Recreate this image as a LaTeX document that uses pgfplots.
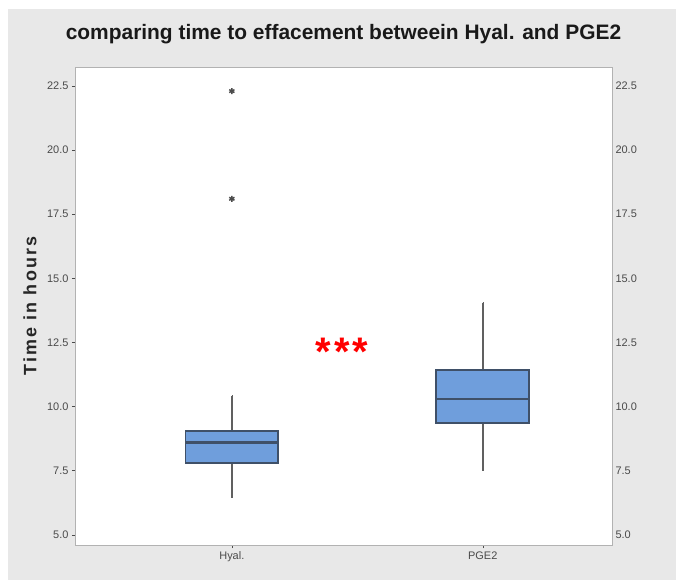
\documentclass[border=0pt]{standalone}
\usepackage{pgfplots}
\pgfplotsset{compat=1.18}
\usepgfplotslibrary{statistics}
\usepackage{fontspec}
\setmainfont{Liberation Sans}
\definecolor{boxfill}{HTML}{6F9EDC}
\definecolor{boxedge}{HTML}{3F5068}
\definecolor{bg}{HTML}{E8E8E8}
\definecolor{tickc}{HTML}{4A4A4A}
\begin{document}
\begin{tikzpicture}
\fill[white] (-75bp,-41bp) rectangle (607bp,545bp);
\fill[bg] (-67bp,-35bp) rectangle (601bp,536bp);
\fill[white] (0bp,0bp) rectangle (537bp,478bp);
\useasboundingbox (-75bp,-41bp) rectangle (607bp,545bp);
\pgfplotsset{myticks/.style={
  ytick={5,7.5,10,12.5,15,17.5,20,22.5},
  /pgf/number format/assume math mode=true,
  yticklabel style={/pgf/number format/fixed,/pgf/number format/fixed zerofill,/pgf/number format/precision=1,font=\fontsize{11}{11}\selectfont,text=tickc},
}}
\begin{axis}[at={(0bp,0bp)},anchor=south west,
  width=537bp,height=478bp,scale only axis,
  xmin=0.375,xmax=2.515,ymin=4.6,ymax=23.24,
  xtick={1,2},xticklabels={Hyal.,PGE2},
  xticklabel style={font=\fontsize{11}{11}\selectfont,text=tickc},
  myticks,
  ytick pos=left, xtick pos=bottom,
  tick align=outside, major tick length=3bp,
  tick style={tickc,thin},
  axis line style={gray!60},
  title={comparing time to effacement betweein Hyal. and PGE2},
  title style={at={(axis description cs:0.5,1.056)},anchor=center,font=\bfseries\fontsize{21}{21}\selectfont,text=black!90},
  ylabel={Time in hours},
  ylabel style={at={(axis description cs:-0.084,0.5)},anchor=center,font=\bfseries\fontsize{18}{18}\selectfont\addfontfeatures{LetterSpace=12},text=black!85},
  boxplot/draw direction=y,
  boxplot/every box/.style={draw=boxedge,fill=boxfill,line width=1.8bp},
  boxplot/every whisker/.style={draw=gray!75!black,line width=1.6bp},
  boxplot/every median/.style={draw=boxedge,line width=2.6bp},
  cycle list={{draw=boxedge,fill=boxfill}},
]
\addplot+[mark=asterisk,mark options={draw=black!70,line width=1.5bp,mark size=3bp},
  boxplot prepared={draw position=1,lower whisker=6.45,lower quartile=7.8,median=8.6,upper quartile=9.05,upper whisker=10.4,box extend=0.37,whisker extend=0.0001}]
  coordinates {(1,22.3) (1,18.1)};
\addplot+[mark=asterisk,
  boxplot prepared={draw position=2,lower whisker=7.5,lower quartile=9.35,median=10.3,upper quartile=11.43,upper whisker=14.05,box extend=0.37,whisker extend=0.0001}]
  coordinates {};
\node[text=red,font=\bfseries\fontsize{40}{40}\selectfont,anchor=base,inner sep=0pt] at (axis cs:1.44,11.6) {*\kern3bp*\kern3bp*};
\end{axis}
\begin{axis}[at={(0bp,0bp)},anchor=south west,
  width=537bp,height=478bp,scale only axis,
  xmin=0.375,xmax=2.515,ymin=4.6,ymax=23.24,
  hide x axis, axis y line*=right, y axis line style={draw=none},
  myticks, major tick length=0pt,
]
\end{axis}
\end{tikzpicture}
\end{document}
* * *
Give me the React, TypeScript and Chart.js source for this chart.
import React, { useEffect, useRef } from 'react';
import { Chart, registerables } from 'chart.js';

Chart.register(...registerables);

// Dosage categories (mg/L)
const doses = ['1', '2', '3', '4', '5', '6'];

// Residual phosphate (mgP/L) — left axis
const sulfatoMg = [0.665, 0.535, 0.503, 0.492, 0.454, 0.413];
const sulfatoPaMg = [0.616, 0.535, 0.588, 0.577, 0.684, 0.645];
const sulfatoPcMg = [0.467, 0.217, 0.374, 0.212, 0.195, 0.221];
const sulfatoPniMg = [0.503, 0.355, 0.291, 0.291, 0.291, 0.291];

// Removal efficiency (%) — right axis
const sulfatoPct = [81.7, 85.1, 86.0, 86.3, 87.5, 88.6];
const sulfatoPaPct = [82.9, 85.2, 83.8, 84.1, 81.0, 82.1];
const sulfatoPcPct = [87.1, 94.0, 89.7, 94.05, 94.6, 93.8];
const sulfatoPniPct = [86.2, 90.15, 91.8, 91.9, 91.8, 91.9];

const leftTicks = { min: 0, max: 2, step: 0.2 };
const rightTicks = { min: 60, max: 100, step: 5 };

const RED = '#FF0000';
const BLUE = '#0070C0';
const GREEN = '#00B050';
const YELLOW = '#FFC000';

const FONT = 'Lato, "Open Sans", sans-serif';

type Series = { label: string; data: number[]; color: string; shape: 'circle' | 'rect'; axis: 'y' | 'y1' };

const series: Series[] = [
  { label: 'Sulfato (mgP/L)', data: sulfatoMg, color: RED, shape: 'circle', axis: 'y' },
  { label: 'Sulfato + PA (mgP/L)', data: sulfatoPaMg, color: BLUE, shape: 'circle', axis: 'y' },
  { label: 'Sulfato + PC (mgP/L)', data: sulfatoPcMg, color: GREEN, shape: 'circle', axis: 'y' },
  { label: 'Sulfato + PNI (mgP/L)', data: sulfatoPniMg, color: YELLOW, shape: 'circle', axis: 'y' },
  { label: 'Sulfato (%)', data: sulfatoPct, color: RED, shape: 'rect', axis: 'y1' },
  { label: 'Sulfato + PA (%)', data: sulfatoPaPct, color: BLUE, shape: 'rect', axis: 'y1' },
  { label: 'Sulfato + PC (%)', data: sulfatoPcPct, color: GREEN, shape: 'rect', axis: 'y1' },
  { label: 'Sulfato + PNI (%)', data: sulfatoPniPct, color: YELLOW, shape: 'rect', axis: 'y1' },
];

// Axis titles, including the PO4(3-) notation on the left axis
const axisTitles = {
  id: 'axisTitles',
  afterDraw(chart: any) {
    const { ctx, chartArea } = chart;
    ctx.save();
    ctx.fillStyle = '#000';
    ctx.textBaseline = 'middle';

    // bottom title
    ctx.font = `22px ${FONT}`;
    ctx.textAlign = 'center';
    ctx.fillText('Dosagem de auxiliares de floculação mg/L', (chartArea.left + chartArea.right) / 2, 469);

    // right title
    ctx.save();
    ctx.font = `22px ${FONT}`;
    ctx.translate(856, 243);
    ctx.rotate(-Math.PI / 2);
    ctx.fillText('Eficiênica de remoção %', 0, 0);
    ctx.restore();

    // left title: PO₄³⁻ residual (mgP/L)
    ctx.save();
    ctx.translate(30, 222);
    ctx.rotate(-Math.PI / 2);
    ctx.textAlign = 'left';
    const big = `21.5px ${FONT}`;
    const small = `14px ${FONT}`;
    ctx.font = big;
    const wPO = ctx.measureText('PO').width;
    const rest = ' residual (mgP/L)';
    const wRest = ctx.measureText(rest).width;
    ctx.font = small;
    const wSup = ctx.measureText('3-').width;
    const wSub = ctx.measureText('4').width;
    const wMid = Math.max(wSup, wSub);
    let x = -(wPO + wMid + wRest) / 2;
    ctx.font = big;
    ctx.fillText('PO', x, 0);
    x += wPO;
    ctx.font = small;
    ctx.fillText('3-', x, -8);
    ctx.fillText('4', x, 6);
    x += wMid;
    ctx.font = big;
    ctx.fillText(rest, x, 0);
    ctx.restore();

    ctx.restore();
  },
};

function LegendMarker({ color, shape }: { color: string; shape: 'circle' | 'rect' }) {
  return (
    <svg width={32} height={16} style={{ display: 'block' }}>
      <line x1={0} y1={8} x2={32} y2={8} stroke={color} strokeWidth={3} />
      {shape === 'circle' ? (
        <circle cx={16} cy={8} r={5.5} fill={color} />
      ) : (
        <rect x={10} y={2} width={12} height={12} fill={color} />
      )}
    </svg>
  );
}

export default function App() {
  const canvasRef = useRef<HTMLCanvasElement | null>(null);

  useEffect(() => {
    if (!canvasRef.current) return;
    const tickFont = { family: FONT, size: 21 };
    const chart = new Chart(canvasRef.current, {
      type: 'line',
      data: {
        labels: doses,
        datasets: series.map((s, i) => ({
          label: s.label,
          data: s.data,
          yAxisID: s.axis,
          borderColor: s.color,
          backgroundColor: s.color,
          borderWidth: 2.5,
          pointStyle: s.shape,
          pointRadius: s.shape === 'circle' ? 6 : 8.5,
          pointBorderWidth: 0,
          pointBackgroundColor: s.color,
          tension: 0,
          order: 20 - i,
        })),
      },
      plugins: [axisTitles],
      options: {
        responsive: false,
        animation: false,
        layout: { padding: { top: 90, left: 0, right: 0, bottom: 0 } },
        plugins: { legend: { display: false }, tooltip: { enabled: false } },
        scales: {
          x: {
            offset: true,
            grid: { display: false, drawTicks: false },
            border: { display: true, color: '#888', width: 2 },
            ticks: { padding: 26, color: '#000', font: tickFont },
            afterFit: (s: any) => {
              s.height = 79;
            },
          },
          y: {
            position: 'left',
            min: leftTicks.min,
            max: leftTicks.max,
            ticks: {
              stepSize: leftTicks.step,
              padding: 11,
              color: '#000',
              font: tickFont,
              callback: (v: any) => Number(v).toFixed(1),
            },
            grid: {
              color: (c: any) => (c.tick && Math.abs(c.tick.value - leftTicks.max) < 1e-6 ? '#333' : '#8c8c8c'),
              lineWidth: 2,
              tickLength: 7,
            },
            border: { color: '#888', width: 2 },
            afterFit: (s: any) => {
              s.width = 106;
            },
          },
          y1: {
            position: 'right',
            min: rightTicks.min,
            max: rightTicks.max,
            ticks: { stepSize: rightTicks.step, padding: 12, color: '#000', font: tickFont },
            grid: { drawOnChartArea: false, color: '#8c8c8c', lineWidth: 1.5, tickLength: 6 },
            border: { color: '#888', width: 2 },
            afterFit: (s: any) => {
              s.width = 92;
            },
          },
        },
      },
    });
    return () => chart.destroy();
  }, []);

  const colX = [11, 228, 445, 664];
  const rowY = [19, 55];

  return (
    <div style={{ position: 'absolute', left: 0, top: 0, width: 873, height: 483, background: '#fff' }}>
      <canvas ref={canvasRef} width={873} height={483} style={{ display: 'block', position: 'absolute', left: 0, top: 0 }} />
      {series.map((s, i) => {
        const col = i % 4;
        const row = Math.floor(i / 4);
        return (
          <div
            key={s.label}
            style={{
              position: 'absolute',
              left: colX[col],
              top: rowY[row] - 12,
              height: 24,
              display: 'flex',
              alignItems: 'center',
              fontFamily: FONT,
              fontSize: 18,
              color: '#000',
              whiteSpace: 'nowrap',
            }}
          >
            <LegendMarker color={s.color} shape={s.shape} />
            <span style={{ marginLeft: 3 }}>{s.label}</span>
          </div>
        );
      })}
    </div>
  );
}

(Directions for this task):
Where a line above holds the string "React", show that line.

(Output of the exercise):
Give me the React, TypeScript and Chart.js source for this chart.
import React, { useEffect, useRef } from 'react';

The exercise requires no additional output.